The mummies were found in the ancient cemetary of Qewaisna about 40 miles north of Cairo, dating between 300BC and 640AD.
The Egyptian archaeological mission of the Supreme Council for Archaeology working in the Qewaisna region in the Menoufia Governate, uncovered an extension of the cemetary which included archaeological tombs dating back to different periods of time.
In 2021, investigators at the site unearthed a skull with a tongue-shaped ornament in its mouth. By the end of 2021, a man, a woman, and a child mummy were all again found with golden tongues.
Dr Mustafa Waziri, Secretary-General of the Supreme Council for Archaeology, said that the mission had found a number of golden chips in the form of human tongues in the mouths of some of the mummies, which were in a poor state of preservation.

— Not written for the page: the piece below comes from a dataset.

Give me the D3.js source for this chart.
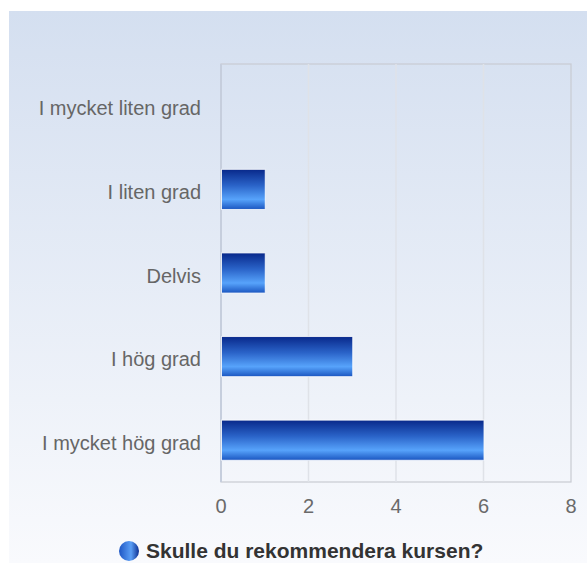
<!DOCTYPE html>
<meta charset="utf-8">
<style>
    body { margin: 0; background: #fff; }
    text { font-family: "Liberation Sans", Arial, sans-serif; }
</style>
<body>
    <script src="https://d3js.org/d3.v7.min.js"></script>
    <script>
        var categories = ["I mycket liten grad", "I liten grad", "Delvis", "I hög grad", "I mycket hög grad"];
        var values = [0, 1, 1, 3, 6];
        var xTicks = [0, 2, 4, 6, 8];
        var seriesName = "Skulle du rekommendera kursen?";

        var width = 587,
            height = 563;

        var margin = {top: 64, right: 16, bottom: 80, left: 221};

        var svg = d3.select("body").append("svg")
            .attr("width", width)
            .attr("height", height);

        var defs = svg.append("defs");

        // page background, light blue fading to white
        var bg = defs.append("linearGradient")
            .attr("id", "bg").attr("x1", 0).attr("y1", 0).attr("x2", 0).attr("y2", 1);
        bg.append("stop").attr("offset", "0%").attr("stop-color", "#d4dff0");
        bg.append("stop").attr("offset", "100%").attr("stop-color", "#f9fafd");

        var barGrad = defs.append("linearGradient")
            .attr("id", "bar").attr("x1", 0).attr("y1", 0).attr("x2", 0).attr("y2", 1);
        barGrad.append("stop").attr("offset", "0%").attr("stop-color", "#08288a");
        barGrad.append("stop").attr("offset", "40%").attr("stop-color", "#2a63c8");
        barGrad.append("stop").attr("offset", "75%").attr("stop-color", "#57a3fb");
        barGrad.append("stop").attr("offset", "100%").attr("stop-color", "#1a55c0");

        var dotGrad = defs.append("linearGradient")
            .attr("id", "dot").attr("x1", 0).attr("y1", 0).attr("x2", 1).attr("y2", 0);
        dotGrad.append("stop").attr("offset", "0%").attr("stop-color", "#1e56c4");
        dotGrad.append("stop").attr("offset", "60%").attr("stop-color", "#5a9ef5");
        dotGrad.append("stop").attr("offset", "100%").attr("stop-color", "#0c2f92");

        svg.append("rect")
            .attr("x", 9).attr("y", 11)
            .attr("width", width - 9).attr("height", height - 11)
            .attr("fill", "url(#bg)");

        var x = d3.scaleLinear()
            .domain([0, 8])
            .range([margin.left, width - margin.right]);

        var y = d3.scaleBand()
            .domain(categories)
            .range([margin.top, height - margin.bottom - 1])
            .paddingInner(0.52)
            .paddingOuter(0.26);

        var plotTop = margin.top, plotBottom = height - margin.bottom - 1;

        // plot frame
        svg.append("rect")
            .attr("x", x(0)).attr("y", plotTop)
            .attr("width", x(8) - x(0)).attr("height", plotBottom - plotTop)
            .attr("fill", "none")
            .attr("stroke", "#c8cbd2")
            .attr("stroke-width", 1.2);

        // vertical grid lines
        svg.append("g")
            .selectAll("line")
            .data(xTicks.slice(1, -1))
            .enter().append("line")
            .attr("x1", d => x(d)).attr("x2", d => x(d))
            .attr("y1", plotTop).attr("y2", plotBottom)
            .attr("stroke", "#dfe2e8")
            .attr("stroke-width", 1.5);

        // left axis line
        svg.append("line")
            .attr("x1", x(0)).attr("x2", x(0))
            .attr("y1", plotTop).attr("y2", plotBottom)
            .attr("stroke", "#c6cedd")
            .attr("stroke-width", 2);

        var rows = categories.map((c, i) => ({cat: c, val: values[i]}));

        // bars
        svg.append("g")
            .selectAll("rect")
            .data(rows.filter(d => d.val > 0))
            .enter().append("rect")
            .attr("x", x(0) + 0.5)
            .attr("y", d => y(d.cat))
            .attr("width", d => x(d.val) - x(0))
            .attr("height", y.bandwidth())
            .attr("fill", "url(#bar)")
            .attr("stroke", "#ffffff")
            .attr("stroke-opacity", 0.8)
            .attr("stroke-width", 1);

        // category labels
        svg.append("g")
            .selectAll("text")
            .data(categories)
            .enter().append("text")
            .attr("x", x(0) - 20)
            .attr("y", d => y(d) + y.bandwidth() / 2)
            .attr("dy", "0.48em")
            .attr("text-anchor", "end")
            .style("font-size", "20px")
            .style("fill", "#666666")
            .text(d => d);

        // x tick labels
        svg.append("g")
            .selectAll("text")
            .data(xTicks)
            .enter().append("text")
            .attr("x", d => x(d))
            .attr("y", plotBottom + 31)
            .attr("text-anchor", "middle")
            .style("font-size", "20px")
            .style("fill", "#6a6a6a")
            .text(d => d);

        // legend
        var legend = svg.append("g");
        legend.append("circle")
            .attr("cx", 129).attr("cy", 551)
            .attr("r", 10)
            .attr("fill", "url(#dot)");
        legend.append("text")
            .attr("x", 146)
            .attr("y", 558)
            .style("font-size", "21px")
            .style("font-weight", "bold")
            .style("fill", "#333333")
            .text(seriesName);
    </script>
</body>
</html>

Several mummies were discovered coated with gold on the bone directly underneath the linen wraps.
The archaeologists also found golden chips in the forms of scarabs and lotus flowers, as well as several funeral ornaments and pottery that were likely used in the mummification process.
Experts believe that the mummies’ real tongues were removed during the embalming process and replaced with a gold chip so the deceased could speak to the ancient Egyptian god of Osiris, who was “Lord of the Underworld”.
Dr Ayman Ashmawi, head of the Egyptian archaeology sector at the Supreme Council of Archaeology, said the excavations inside the cemetery revealed that it was used during three different time periods.
Arachaeologists found that the burial customs at each level were different from each other, and that there were different directions of burial and the ways of placing mummies.
The site was first discovered in 1989, with excavations there between 1989 and 2000 revealing mostly Ptolemaic and Roman period structures, which covered from about 300 BC to 640AD.